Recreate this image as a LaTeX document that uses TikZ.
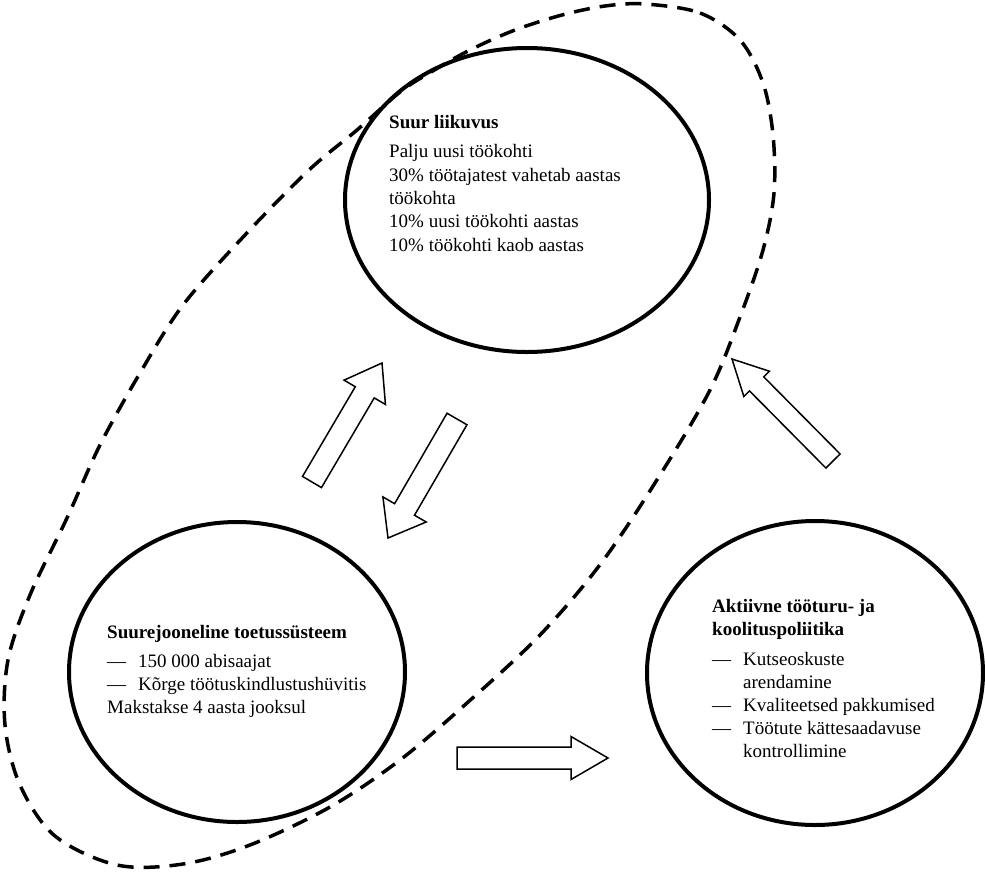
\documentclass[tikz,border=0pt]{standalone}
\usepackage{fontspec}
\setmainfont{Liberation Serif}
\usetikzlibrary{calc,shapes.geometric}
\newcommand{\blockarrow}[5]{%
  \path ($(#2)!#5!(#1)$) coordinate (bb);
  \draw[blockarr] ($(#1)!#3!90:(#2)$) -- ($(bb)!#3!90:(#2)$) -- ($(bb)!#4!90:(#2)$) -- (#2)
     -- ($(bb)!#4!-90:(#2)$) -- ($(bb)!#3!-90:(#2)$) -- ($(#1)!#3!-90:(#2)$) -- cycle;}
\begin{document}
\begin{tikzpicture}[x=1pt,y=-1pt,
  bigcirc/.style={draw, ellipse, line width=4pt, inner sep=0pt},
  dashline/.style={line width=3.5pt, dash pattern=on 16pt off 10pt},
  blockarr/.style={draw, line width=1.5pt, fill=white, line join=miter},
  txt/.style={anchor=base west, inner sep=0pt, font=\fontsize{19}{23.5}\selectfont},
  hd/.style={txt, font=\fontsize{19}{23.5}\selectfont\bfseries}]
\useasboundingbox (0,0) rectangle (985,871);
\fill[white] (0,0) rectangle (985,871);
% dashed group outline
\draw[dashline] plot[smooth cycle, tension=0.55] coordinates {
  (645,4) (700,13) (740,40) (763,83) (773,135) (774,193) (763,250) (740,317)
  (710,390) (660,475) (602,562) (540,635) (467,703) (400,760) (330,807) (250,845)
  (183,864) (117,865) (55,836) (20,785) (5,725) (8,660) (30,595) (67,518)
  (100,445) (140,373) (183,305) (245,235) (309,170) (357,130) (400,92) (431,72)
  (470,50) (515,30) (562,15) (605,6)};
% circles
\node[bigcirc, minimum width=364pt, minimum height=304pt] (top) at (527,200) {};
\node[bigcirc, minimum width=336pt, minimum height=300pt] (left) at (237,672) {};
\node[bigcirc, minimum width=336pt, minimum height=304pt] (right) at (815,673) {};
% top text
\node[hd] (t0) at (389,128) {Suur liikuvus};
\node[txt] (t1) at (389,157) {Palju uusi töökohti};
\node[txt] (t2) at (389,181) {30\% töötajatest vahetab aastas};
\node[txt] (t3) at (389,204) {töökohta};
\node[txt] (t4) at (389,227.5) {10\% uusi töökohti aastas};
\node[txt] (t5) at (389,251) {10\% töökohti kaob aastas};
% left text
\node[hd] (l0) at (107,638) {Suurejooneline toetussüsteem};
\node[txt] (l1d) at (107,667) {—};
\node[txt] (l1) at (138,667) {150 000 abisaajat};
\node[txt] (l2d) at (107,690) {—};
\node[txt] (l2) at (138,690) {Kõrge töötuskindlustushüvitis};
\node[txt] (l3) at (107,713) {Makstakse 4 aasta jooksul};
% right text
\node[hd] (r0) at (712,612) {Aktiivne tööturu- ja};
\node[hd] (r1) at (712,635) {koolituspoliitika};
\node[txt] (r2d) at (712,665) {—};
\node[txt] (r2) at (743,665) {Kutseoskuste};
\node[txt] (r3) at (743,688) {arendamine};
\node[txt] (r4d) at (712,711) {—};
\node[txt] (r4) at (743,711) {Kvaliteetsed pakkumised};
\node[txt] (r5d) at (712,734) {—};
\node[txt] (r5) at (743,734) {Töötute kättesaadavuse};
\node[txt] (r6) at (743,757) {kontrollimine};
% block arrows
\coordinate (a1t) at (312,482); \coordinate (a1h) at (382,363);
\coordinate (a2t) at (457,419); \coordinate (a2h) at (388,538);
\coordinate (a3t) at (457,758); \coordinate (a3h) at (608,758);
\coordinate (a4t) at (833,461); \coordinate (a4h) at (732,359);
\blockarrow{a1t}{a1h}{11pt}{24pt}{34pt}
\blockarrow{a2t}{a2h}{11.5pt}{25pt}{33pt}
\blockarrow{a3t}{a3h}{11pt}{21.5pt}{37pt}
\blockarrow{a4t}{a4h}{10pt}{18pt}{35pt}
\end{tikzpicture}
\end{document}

....................

Without the pictures, write out the whole listing above exactly as it appears.

Recreate this image as a LaTeX document that uses TikZ.
\documentclass[tikz,border=0pt]{standalone}
\usepackage{fontspec}
\setmainfont{Liberation Serif}
\usetikzlibrary{calc,shapes.geometric}
\newcommand{\blockarrow}[5]{%
  \path ($(#2)!#5!(#1)$) coordinate (bb);
  \draw[blockarr] ($(#1)!#3!90:(#2)$) -- ($(bb)!#3!90:(#2)$) -- ($(bb)!#4!90:(#2)$) -- (#2)
     -- ($(bb)!#4!-90:(#2)$) -- ($(bb)!#3!-90:(#2)$) -- ($(#1)!#3!-90:(#2)$) -- cycle;}
\begin{document}
\begin{tikzpicture}[x=1pt,y=-1pt,
  bigcirc/.style={draw, ellipse, line width=4pt, inner sep=0pt},
  dashline/.style={line width=3.5pt, dash pattern=on 16pt off 10pt},
  blockarr/.style={draw, line width=1.5pt, fill=white, line join=miter},
  txt/.style={anchor=base west, inner sep=0pt, font=\fontsize{19}{23.5}\selectfont},
  hd/.style={txt, font=\fontsize{19}{23.5}\selectfont\bfseries}]
\useasboundingbox (0,0) rectangle (985,871);
\fill[white] (0,0) rectangle (985,871);
% dashed group outline
\draw[dashline] plot[smooth cycle, tension=0.55] coordinates {
  (645,4) (700,13) (740,40) (763,83) (773,135) (774,193) (763,250) (740,317)
  (710,390) (660,475) (602,562) (540,635) (467,703) (400,760) (330,807) (250,845)
  (183,864) (117,865) (55,836) (20,785) (5,725) (8,660) (30,595) (67,518)
  (100,445) (140,373) (183,305) (245,235) (309,170) (357,130) (400,92) (431,72)
  (470,50) (515,30) (562,15) (605,6)};
% circles
\node[bigcirc, minimum width=364pt, minimum height=304pt] (top) at (527,200) {};
\node[bigcirc, minimum width=336pt, minimum height=300pt] (left) at (237,672) {};
\node[bigcirc, minimum width=336pt, minimum height=304pt] (right) at (815,673) {};
% top text
\node[hd] (t0) at (389,128) {Suur liikuvus};
\node[txt] (t1) at (389,157) {Palju uusi töökohti};
\node[txt] (t2) at (389,181) {30\% töötajatest vahetab aastas};
\node[txt] (t3) at (389,204) {töökohta};
\node[txt] (t4) at (389,227.5) {10\% uusi töökohti aastas};
\node[txt] (t5) at (389,251) {10\% töökohti kaob aastas};
% left text
\node[hd] (l0) at (107,638) {Suurejooneline toetussüsteem};
\node[txt] (l1d) at (107,667) {—};
\node[txt] (l1) at (138,667) {150 000 abisaajat};
\node[txt] (l2d) at (107,690) {—};
\node[txt] (l2) at (138,690) {Kõrge töötuskindlustushüvitis};
\node[txt] (l3) at (107,713) {Makstakse 4 aasta jooksul};
% right text
\node[hd] (r0) at (712,612) {Aktiivne tööturu- ja};
\node[hd] (r1) at (712,635) {koolituspoliitika};
\node[txt] (r2d) at (712,665) {—};
\node[txt] (r2) at (743,665) {Kutseoskuste};
\node[txt] (r3) at (743,688) {arendamine};
\node[txt] (r4d) at (712,711) {—};
\node[txt] (r4) at (743,711) {Kvaliteetsed pakkumised};
\node[txt] (r5d) at (712,734) {—};
\node[txt] (r5) at (743,734) {Töötute kättesaadavuse};
\node[txt] (r6) at (743,757) {kontrollimine};
% block arrows
\coordinate (a1t) at (312,482); \coordinate (a1h) at (382,363);
\coordinate (a2t) at (457,419); \coordinate (a2h) at (388,538);
\coordinate (a3t) at (457,758); \coordinate (a3h) at (608,758);
\coordinate (a4t) at (833,461); \coordinate (a4h) at (732,359);
\blockarrow{a1t}{a1h}{11pt}{24pt}{34pt}
\blockarrow{a2t}{a2h}{11.5pt}{25pt}{33pt}
\blockarrow{a3t}{a3h}{11pt}{21.5pt}{37pt}
\blockarrow{a4t}{a4h}{10pt}{18pt}{35pt}
\end{tikzpicture}
\end{document}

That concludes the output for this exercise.